* **Dataset extract**

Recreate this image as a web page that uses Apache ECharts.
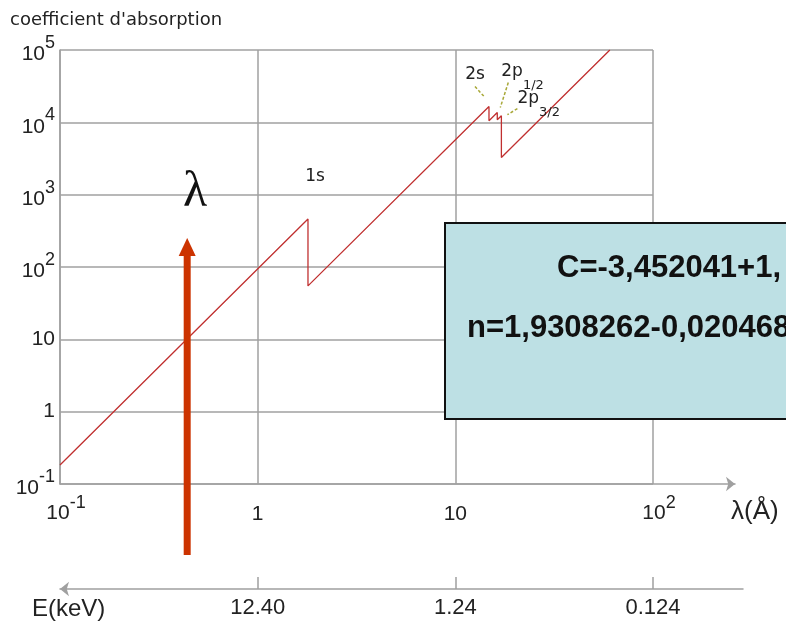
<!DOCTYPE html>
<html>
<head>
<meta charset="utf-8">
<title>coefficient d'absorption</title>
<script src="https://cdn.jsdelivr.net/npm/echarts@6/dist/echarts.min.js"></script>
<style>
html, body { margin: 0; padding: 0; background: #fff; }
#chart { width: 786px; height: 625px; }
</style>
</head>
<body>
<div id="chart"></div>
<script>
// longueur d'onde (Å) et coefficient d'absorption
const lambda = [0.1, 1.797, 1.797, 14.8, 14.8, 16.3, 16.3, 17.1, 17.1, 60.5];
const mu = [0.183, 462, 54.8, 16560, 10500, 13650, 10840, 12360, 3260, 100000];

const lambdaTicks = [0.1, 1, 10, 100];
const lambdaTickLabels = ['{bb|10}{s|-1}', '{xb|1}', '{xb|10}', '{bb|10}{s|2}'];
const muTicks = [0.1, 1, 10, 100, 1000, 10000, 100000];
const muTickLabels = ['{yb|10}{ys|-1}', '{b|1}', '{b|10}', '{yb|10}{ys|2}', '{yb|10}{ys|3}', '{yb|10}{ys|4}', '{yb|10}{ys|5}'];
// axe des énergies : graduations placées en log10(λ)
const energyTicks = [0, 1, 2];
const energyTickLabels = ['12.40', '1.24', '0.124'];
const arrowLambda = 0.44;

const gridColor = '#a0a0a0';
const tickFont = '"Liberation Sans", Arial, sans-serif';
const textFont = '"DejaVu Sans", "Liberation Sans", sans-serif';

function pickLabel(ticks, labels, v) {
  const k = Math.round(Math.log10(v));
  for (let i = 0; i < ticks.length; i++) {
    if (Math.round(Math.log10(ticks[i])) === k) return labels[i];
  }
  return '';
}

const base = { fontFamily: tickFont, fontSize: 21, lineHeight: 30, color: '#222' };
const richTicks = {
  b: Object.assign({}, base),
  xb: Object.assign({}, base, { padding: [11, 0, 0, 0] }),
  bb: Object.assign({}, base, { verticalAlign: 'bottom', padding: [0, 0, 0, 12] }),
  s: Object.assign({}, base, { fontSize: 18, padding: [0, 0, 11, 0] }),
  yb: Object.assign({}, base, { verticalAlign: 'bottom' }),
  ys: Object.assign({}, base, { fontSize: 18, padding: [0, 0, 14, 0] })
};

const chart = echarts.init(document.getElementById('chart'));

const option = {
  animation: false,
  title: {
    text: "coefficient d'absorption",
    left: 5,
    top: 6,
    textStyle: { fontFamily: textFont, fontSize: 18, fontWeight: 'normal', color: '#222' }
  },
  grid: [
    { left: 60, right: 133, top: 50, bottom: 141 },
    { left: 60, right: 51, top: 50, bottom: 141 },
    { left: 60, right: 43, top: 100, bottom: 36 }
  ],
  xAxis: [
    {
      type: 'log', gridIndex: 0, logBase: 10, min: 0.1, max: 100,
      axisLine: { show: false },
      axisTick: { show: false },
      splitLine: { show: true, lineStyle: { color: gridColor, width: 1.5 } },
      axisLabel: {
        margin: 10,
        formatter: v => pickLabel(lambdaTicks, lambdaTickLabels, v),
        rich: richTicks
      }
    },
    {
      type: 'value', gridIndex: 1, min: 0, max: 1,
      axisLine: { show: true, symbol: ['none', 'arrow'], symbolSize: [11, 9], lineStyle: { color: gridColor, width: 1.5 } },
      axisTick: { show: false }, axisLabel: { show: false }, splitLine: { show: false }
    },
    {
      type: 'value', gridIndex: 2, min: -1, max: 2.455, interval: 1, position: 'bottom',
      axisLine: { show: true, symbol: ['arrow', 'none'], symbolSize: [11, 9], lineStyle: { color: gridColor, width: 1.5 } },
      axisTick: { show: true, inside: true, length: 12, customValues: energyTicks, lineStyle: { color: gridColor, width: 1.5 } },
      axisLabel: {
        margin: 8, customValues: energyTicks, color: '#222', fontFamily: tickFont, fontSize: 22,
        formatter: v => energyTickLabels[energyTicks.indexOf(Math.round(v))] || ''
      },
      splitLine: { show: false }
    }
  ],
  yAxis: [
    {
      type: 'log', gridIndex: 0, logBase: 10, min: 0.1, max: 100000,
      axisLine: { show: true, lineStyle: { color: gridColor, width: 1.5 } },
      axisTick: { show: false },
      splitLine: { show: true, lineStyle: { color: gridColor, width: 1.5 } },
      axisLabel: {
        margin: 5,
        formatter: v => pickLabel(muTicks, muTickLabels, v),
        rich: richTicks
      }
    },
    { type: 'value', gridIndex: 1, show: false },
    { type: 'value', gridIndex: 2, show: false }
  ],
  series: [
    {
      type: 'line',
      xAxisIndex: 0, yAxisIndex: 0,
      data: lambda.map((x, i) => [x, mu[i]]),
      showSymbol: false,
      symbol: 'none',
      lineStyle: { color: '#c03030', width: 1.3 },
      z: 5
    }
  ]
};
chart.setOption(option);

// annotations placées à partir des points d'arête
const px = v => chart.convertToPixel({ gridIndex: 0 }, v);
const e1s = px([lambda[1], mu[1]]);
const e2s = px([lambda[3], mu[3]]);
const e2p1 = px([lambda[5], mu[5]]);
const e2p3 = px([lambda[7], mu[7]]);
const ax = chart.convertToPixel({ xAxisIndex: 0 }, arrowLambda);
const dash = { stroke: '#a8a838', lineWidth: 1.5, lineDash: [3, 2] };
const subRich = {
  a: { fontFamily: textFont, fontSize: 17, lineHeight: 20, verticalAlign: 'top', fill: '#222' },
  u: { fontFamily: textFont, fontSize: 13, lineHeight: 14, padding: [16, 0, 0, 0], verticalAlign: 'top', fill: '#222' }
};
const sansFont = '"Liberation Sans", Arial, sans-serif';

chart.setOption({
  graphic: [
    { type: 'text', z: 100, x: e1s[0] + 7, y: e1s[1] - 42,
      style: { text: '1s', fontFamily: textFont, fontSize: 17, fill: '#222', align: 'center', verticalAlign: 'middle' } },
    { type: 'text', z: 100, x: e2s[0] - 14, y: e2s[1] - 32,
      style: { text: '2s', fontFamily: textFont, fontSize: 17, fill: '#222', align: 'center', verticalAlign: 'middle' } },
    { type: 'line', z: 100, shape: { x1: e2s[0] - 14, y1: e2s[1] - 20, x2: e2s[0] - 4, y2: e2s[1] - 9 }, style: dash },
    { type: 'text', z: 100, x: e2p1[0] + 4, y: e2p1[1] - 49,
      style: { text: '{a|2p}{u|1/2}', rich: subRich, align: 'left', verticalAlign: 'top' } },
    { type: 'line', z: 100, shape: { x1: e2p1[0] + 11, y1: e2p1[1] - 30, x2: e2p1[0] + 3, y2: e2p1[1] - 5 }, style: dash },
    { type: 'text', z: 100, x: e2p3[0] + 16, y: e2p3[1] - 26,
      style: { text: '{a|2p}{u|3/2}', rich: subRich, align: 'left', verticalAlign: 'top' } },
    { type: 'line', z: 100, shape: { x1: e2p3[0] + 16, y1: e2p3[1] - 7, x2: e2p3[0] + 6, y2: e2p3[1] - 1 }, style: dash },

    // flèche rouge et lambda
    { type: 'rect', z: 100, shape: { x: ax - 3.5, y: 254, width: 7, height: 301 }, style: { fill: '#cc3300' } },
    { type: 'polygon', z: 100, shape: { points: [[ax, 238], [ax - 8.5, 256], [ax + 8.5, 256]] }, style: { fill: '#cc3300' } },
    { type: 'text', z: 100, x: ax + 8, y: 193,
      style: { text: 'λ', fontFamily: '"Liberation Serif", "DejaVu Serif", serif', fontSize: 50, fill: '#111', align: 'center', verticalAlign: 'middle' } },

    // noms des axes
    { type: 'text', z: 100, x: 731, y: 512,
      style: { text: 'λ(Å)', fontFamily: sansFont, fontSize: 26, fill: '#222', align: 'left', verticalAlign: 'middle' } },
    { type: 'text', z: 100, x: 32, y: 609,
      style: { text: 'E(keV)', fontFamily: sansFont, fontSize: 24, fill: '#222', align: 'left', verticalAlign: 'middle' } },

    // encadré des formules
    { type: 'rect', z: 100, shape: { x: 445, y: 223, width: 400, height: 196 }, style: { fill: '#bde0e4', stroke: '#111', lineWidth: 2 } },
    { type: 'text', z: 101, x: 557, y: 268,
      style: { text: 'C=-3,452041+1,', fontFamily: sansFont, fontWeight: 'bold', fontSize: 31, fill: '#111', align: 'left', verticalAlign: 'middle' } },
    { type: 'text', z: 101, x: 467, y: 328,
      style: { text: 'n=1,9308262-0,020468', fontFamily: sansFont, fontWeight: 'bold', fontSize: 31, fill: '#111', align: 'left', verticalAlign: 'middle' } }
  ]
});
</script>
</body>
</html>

* **What you need to do**
From the first line of the listing above, repeat every line through the one holding "12360, 3260, 100000];". Both ends count, and pictures stay out.

* **Answer**
Recreate this image as a web page that uses Apache ECharts.
<!DOCTYPE html>
<html>
<head>
<meta charset="utf-8">
<title>coefficient d'absorption</title>
<script src="https://cdn.jsdelivr.net/npm/echarts@6/dist/echarts.min.js"></script>
<style>
html, body { margin: 0; padding: 0; background: #fff; }
#chart { width: 786px; height: 625px; }
</style>
</head>
<body>
<div id="chart"></div>
<script>
// longueur d'onde (Å) et coefficient d'absorption
const lambda = [0.1, 1.797, 1.797, 14.8, 14.8, 16.3, 16.3, 17.1, 17.1, 60.5];
const mu = [0.183, 462, 54.8, 16560, 10500, 13650, 10840, 12360, 3260, 100000];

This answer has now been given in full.